■ Task directions ■
Quote exactly the lines from the start of the entries to the one with "dot = (0, (1, 2.5))", both ends included.

========

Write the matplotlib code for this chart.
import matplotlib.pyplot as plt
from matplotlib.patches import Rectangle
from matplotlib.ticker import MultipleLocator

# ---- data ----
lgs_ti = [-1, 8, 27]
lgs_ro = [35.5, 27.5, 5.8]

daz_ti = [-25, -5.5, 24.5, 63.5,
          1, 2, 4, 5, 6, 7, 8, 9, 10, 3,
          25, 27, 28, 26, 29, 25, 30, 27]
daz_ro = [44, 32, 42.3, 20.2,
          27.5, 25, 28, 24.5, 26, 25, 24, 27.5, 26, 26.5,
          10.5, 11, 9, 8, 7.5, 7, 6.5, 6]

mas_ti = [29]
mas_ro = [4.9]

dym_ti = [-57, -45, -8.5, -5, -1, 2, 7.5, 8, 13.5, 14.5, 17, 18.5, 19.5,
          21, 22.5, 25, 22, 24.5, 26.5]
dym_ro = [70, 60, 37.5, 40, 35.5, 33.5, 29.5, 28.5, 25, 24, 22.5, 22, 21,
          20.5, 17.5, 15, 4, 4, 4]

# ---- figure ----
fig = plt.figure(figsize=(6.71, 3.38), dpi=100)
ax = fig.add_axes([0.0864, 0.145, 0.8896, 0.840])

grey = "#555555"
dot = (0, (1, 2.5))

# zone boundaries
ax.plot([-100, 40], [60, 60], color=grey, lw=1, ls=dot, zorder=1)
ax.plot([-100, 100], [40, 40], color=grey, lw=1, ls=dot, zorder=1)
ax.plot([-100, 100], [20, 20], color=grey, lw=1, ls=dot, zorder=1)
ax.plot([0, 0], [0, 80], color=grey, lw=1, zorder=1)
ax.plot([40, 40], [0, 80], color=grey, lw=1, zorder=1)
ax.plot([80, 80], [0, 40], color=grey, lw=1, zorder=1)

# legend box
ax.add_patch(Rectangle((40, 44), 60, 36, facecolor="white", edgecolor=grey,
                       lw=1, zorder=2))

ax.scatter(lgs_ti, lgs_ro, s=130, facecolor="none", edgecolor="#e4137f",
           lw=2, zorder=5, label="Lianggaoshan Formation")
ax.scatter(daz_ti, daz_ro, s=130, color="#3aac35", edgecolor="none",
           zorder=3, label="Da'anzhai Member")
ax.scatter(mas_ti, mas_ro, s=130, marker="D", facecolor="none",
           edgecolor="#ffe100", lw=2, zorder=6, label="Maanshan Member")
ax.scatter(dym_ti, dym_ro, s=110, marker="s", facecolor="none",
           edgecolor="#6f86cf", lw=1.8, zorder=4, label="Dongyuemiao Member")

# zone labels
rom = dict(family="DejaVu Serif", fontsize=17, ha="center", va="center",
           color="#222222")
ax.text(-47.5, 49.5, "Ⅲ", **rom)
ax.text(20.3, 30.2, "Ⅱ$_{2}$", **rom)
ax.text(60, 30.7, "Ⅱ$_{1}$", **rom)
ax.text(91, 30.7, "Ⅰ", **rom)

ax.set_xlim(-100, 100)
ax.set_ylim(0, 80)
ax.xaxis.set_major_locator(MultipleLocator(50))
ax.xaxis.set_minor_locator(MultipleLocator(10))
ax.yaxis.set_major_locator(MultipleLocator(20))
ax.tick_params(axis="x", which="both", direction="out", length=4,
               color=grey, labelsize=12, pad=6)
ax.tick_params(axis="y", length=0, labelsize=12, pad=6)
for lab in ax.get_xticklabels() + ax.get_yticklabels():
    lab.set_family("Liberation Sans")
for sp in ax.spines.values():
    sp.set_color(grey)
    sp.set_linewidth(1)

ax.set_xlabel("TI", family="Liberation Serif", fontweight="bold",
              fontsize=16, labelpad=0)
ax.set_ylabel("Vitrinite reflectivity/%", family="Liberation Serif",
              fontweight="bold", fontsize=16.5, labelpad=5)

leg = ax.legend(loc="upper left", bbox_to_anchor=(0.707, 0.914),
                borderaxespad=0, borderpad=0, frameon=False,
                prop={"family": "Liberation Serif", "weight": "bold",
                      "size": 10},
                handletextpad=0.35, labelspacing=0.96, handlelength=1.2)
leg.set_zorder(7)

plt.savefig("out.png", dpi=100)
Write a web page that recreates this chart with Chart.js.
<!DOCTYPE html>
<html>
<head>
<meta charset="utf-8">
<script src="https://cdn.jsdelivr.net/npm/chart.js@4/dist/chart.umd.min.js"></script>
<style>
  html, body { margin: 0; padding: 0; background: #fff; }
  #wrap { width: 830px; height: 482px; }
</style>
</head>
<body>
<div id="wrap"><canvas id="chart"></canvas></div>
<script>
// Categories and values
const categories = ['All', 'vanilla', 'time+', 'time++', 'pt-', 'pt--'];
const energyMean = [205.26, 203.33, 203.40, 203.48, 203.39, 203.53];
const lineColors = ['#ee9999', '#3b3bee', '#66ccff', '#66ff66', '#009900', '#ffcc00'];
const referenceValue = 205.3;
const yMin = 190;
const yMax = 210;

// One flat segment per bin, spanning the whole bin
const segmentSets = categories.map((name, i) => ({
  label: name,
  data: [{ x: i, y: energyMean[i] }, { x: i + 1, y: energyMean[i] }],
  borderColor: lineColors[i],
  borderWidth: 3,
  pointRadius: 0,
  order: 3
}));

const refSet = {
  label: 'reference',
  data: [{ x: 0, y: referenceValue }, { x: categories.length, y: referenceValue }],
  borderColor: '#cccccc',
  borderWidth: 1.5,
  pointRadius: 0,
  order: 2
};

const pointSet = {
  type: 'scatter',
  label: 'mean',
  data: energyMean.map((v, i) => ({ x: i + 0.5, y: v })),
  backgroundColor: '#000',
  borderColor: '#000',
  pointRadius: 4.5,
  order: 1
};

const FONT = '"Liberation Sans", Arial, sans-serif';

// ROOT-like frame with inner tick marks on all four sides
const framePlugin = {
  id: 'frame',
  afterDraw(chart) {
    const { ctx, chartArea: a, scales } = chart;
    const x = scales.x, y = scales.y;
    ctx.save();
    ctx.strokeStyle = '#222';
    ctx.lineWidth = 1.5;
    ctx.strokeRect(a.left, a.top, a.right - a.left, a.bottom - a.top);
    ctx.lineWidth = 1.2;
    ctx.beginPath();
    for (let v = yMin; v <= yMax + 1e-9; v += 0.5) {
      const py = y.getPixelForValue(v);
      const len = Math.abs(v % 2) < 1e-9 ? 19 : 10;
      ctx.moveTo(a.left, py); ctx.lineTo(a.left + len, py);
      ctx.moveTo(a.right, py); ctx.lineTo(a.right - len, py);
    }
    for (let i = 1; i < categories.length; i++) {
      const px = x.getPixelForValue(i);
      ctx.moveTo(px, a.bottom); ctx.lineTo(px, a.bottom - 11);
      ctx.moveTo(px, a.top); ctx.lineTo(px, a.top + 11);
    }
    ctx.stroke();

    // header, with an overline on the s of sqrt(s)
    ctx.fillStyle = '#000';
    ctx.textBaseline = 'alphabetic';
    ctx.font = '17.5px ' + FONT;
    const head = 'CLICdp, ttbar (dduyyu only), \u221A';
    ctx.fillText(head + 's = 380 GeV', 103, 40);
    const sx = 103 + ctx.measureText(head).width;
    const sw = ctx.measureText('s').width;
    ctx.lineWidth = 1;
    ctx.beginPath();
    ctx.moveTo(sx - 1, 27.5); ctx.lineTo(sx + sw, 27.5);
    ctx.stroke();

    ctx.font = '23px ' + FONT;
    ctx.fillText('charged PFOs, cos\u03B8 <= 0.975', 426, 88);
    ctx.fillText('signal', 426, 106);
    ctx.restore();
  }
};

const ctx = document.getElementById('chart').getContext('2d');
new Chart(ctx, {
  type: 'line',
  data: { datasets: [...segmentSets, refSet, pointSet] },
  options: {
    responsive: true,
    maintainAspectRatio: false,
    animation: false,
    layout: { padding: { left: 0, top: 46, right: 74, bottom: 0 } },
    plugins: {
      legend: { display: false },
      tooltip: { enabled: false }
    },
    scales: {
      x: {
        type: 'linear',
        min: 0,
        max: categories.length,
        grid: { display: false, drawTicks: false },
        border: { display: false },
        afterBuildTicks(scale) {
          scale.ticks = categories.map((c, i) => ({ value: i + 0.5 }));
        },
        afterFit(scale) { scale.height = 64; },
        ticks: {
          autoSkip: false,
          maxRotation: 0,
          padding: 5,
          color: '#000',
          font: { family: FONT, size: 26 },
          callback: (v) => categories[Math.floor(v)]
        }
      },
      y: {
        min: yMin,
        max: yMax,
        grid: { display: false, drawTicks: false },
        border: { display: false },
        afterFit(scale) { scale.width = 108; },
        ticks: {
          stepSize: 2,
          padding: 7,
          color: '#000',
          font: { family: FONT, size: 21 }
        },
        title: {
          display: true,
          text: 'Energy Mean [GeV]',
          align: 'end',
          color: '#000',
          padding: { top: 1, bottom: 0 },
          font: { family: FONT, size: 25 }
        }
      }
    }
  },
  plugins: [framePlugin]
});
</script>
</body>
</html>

========

■ Solution for this exercise ■
Write the matplotlib code for this chart.
import matplotlib.pyplot as plt
from matplotlib.patches import Rectangle
from matplotlib.ticker import MultipleLocator

# ---- data ----
lgs_ti = [-1, 8, 27]
lgs_ro = [35.5, 27.5, 5.8]

daz_ti = [-25, -5.5, 24.5, 63.5,
          1, 2, 4, 5, 6, 7, 8, 9, 10, 3,
          25, 27, 28, 26, 29, 25, 30, 27]
daz_ro = [44, 32, 42.3, 20.2,
          27.5, 25, 28, 24.5, 26, 25, 24, 27.5, 26, 26.5,
          10.5, 11, 9, 8, 7.5, 7, 6.5, 6]

mas_ti = [29]
mas_ro = [4.9]

dym_ti = [-57, -45, -8.5, -5, -1, 2, 7.5, 8, 13.5, 14.5, 17, 18.5, 19.5,
          21, 22.5, 25, 22, 24.5, 26.5]
dym_ro = [70, 60, 37.5, 40, 35.5, 33.5, 29.5, 28.5, 25, 24, 22.5, 22, 21,
          20.5, 17.5, 15, 4, 4, 4]

# ---- figure ----
fig = plt.figure(figsize=(6.71, 3.38), dpi=100)
ax = fig.add_axes([0.0864, 0.145, 0.8896, 0.840])

grey = "#555555"
dot = (0, (1, 2.5))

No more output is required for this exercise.